Pakistan is a key to watch. The situation on the ground is becoming increasinly unstable due to a confluence of negative forces. This is why we bring the following to your attention -- an excellent interview with Lt. Gen. Hamid Gul published 12 days ago in the Foreign Policy Journal.
The former head of Pakistani ISI from 1987 to 1989 -- Lt. Gen. Hamid Gul (on far left in above picture)-- has made the claim that the newly created Afghan Intelligence Agency 'RAMA' has the officially-sanctioned purpose of destabilizing neighboring Pakistan. A bold claim indeed.
Pakistan Deep Water Port. US wants it. China wants it.

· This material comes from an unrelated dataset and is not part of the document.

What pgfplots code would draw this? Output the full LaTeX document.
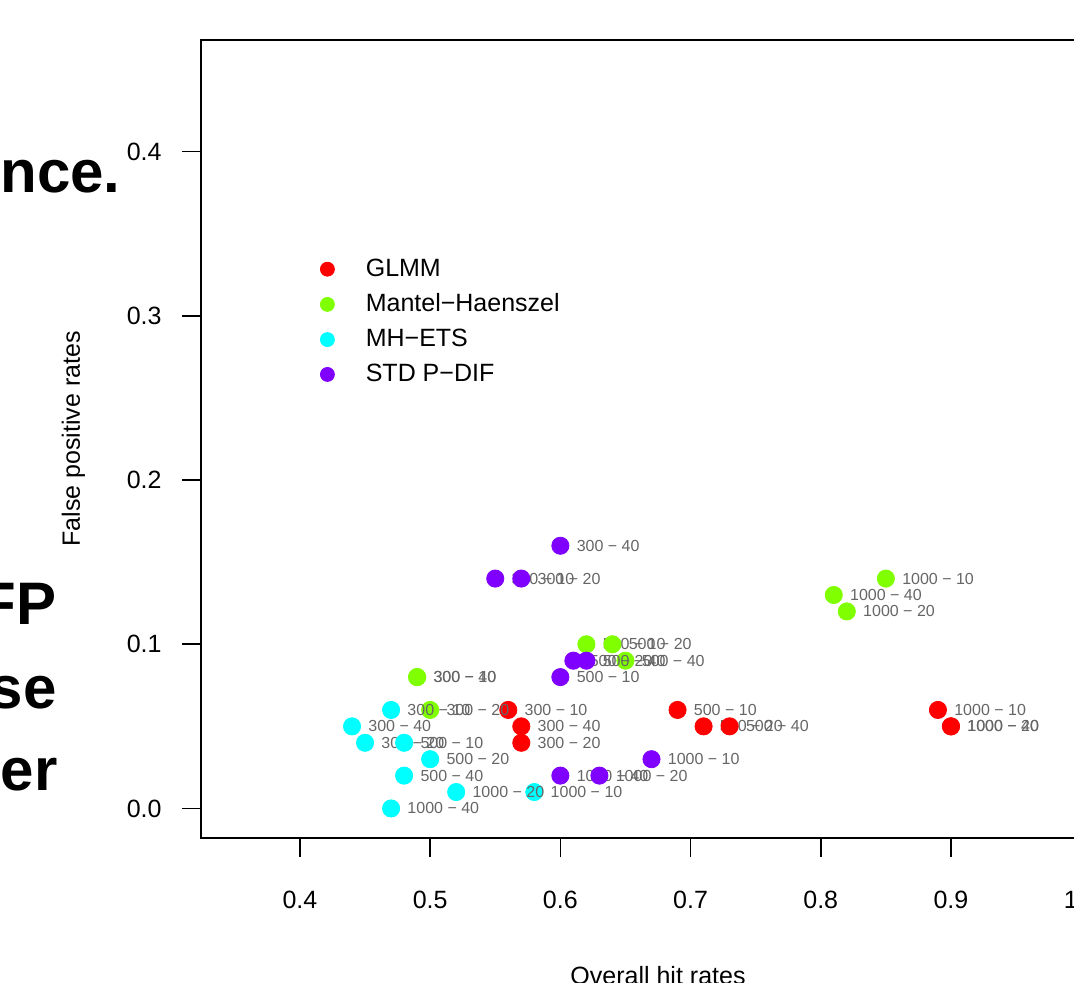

For those familiar with the "Great Game" once played in Central Asia by the British Empire, the current game for future control of Caspian oil and gas reserves may not be much of a surprise. Perhaps our friends in the oil and gas industry can share their perspectives on Central Asia. Pakistan has a deep water port on the Arabian Sea -- and connects via Afghanistan to the Central Asian oil fields. In some policy planning circles we may see more of "the ends justifies the means" types of thinking which characterized past US administrations. Additionally, Pakistan is a nuclear power which is of course a wildcard . . . Shall we bet? The U.S. is "all-in" on pocket 2s.